Kedelapan: Pengangkutan limbah medis yang terkontaminasi ke fasilitas sterilisasi juga dapat menimbulkan risiko. Ketidaktepatan dalam pengemasan atau pengangkutan limbah bisa memperbesar potensi penyebaran penyakit.
Penting untuk terus meningkatkan sistem manajemen limbah medis, baik dari segi kebijakan, infrastruktur, maupun pemahaman di kalangan tenaga kesehatan dan masyarakat. Limbah medis merupakan tantangan penting bagi fasilitas kesehatan, termasuk rumah sakit. Limbah medis yang tidak ditangani dengan benar dapat menjadi sumber infeksi dan bahaya bagi pasien, staf medis, serta masyarakat.

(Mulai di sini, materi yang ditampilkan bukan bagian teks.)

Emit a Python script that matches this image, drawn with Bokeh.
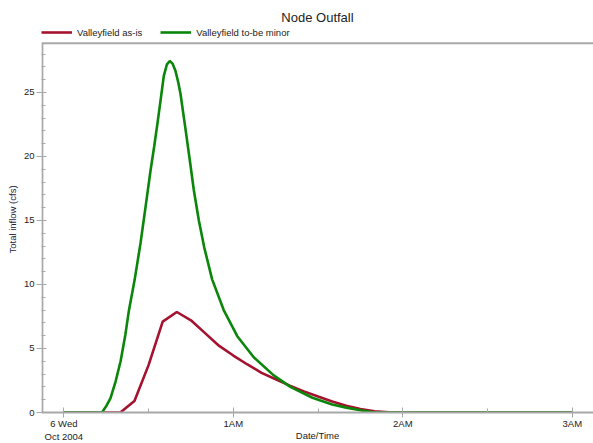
from bokeh.plotting import figure
from bokeh.models import (FixedTicker, Range1d, Legend, LegendItem, Span)
from bokeh.embed import file_html
from bokeh.resources import INLINE

# time in minutes after midnight, 6 Oct 2004
t_minor = [0, 13.5, 15, 16.5, 18.3, 20.1, 21.8, 23, 25.1, 27.2, 28.9, 30.7, 32, 33.1, 34.2, 35.4, 36.5,
           37.5, 38.5, 39.5, 40.5, 41.3, 43.1, 44.6, 46, 47.8, 49.7, 52.5, 56.6, 61.4, 67.3, 74.3, 80.2,
           88, 95, 100, 105, 109, 112, 180]
q_minor = [0, 0, 0.5, 1.1, 2.4, 4.0, 6.1, 7.9, 10.4, 13.3, 16.0, 18.9, 20.8, 22.5, 24.3, 26.3, 27.2,
           27.45, 27.25, 26.7, 25.8, 24.9, 22.1, 19.7, 17.4, 15.0, 12.9, 10.4, 8.0, 5.96, 4.3, 2.9, 2.0,
           1.15, 0.62, 0.38, 0.18, 0.03, 0, 0]

t_asis = [0, 20, 25, 30, 35, 40, 45, 50, 55, 60, 65, 70, 75, 80, 85, 90, 95, 100, 105, 110, 115, 120, 180]
q_asis = [0, 0, 0.9, 3.7, 7.1, 7.85, 7.2, 6.2, 5.2, 4.45, 3.75, 3.1, 2.6, 2.1, 1.65, 1.25, 0.86,
          0.52, 0.28, 0.1, 0.02, 0, 0]

x_ticks = [0, 60, 120, 180]
x_tick_labels = ["6 Wed\nOct 2004", "1AM", "2AM", "3AM"]
y_ticks = [0, 5, 10, 15, 20, 25]
y_max = 28.85      # top of the value axis

FONT = "Liberation Sans"
GRAY = "#a8a8a8"
RED = "#a5122f"
GREEN = "#0a860a"

X0, X1 = -7.9, 187.5
p = figure(width=593, height=443, output_backend="svg", toolbar_location=None,
           x_range=Range1d(X0, X1), y_range=Range1d(0, 30.15),
           min_border_left=41, min_border_right=0, min_border_bottom=29, min_border_top=26)
p.title.text = "Node Outfall"
p.title.align = "center"
p.title.text_font = FONT
p.title.text_font_size = "13px"
p.title.text_font_style = "normal"
p.title.text_color = "#222222"
p.title.standoff = 3

p.grid.visible = False
p.outline_line_color = None
p.background_fill_color = "white"
p.border_fill_color = "white"

# frame lines (top border and value-axis line limited to the axis extent)
p.add_layout(Span(location=y_max, dimension="width", line_color=GRAY, line_width=2))
p.segment(x0=[X0 + 0.3], y0=[0], x1=[X0 + 0.3], y1=[y_max], line_color=GRAY, line_width=2)

r1 = p.line(t_asis, q_asis, line_color=RED, line_width=2.6)
r2 = p.line(t_minor, q_minor, line_color=GREEN, line_width=2.6)

legend = Legend(items=[LegendItem(label="Valleyfield as-is", renderers=[r1]),
                       LegendItem(label="Valleyfield to-be minor", renderers=[r2])],
                orientation="horizontal", location="top_left",
                label_text_font=FONT, label_text_font_size="9.5px", label_text_color="#222222",
                glyph_width=31, glyph_height=12, label_height=12, label_standoff=5, spacing=18,
                border_line_color=None, background_fill_alpha=0)
legend.padding = 0
legend.margin = 0
p.add_layout(legend, "center")

xa = p.below[0]
ya = p.left[0]

xa.ticker = FixedTicker(ticks=x_ticks, minor_ticks=[30, 90, 150])
xa.major_label_overrides = {t: s for t, s in zip(x_ticks, x_tick_labels)}
xa.axis_label = "Date/Time"
xa.axis_label_standoff = -15
ya.ticker = FixedTicker(ticks=y_ticks, minor_ticks=list(range(0, 29)))
ya.axis_label = "Total inflow (cfs)"
ya.axis_label_standoff = 3

for ax in (xa, ya):
    ax.axis_line_color = GRAY
    ax.axis_line_width = 2
    ax.major_tick_line_color = GRAY
    ax.minor_tick_line_color = GRAY
    ax.major_tick_in = 5
    ax.major_tick_out = 5
    ax.minor_tick_in = 4
    ax.minor_tick_out = 0
    ax.major_label_text_font = FONT
    ax.major_label_text_font_size = "9.5px"
    ax.major_label_text_color = "#222222"
    ax.major_label_standoff = 0
    ax.axis_label_text_font = FONT
    ax.axis_label_text_font_size = "9.5px"
    ax.axis_label_text_font_style = "normal"
    ax.axis_label_text_color = "#222222"

ya.major_label_standoff = 2
ya.axis_line_color = None
ya.axis_label_text_color = "#1a1a40"

open("out.html", "w").write(file_html(p, INLINE))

Limbah Rumah sakit di Indonesia
Indonesia memiliki sekitar 2.617 rumah sakit dan 352 rumah sakit bersalin yang tersebar di seluruh provinsi. Rata-rata limbah medis yang dihasilkan rumah sakit berkisar antara 55,7 -- 1.507 kg per hari, dengan peningkatan yang signifikan, terutama selama pandemi COVID-19. Pengelolaan limbah B3 di Indonesia masih tidak stabil dan mengalami penurunan 57% pada tahun 2019. Pengurangan limbah B3 medis adalah tanggung jawab pihak yang menghasilkan limbah tersebut. Pengurangan limbah B3 dapat dilakukan dengan cara menghindari penggunaan material yang mengandung B3, mengelola bahan yang berpotensi membahayakan kesehatan dan lingkungan, menghindari penumpukan bahan kimia dan farmasi yang kedaluwarsa, serta melakukan perawatan rutin terhadap peralatan. Beberapa jenis limbah medis B3 dapat dimanfaatkan kembali setelah proses sterilisasi, seperti botol infus bekas dan jirigen plastik bekas cairan hemodialisis. Pemanfaatan kembali limbah medis B3 dapat mengurangi biaya operasional. Limbah medis B3 tajam, seperti syringe, jarum suntik, pecahan gelas, botol, ampul, atau silet, sebagian bisa dimanfaatkan kembali setelah disterilisasi, seperti botol dan ampul. Namun, pemanfaatan limbah ampul masih kurang mendapat perhatian.
Perlu diketahui : Menurut data Kemenkes pada tahun 2019, terdapat 2.877 rumah sakit di Indonesia. Namun, hingga November 2020, hanya 117 rumah sakit yang memiliki izin untuk mengolah limbah B3, dengan 111 rumah sakit menggunakan insinerator dan 6 rumah sakit menggunakan autoklaf.
Dengan jumlah rumah sakit yang memiliki izin untuk mengoperasikan insinerator yang masih terbatas dan jumlah penyedia jasa pengolahan limbah medis yang belum merata, limbah medis yang belum dikelola sesuai dengan regulasi perundang-undangan masih sangat banyak.
Kondisi ini menunjukkan bahwa pengelolaan limbah medis dari fasilitas kesehatan perlu mendapat perhatian serius dari semua pihak terkait, baik pemerintah pusat maupun daerah. Tulisan ini  menyoroti tentang sterilisasi, apa dan bagaimana syterilisasi itu.
APA ITU STERILISASI ?
Sterilisasi dan disinfeksi adalah komponen dasar dalam kegiatan pengendalian infeksi di rumah sakit. Setiap hari, sejumlah rumah sakit melakukan berbagai prosedur bedah. Bahkan lebih banyak prosedur invasif dilakukan di berbagai fasilitas kesehatan. Alat medis atau instrumen bedah yang kontak dengan jaringan steril atau membran mukosa pasien selama berbagai proses berhubungan dengan peningkatan risiko pengenalan patogen ke dalam tubuh pasien.
 Selain itu, ada kemungkinan penularan infeksi dari pasien ke pasien, dari pasien atau ke petugas kesehatan, dan sebaliknya (misalnya, virus hepatitis B [HBV]); atau dari lingkungan ke pasien (misalnya, Pseudomonas aeruginosa. Acinetobacter spp.) melalui perangkat yang tidak disterilkan atau didesinfeksi dengan benar.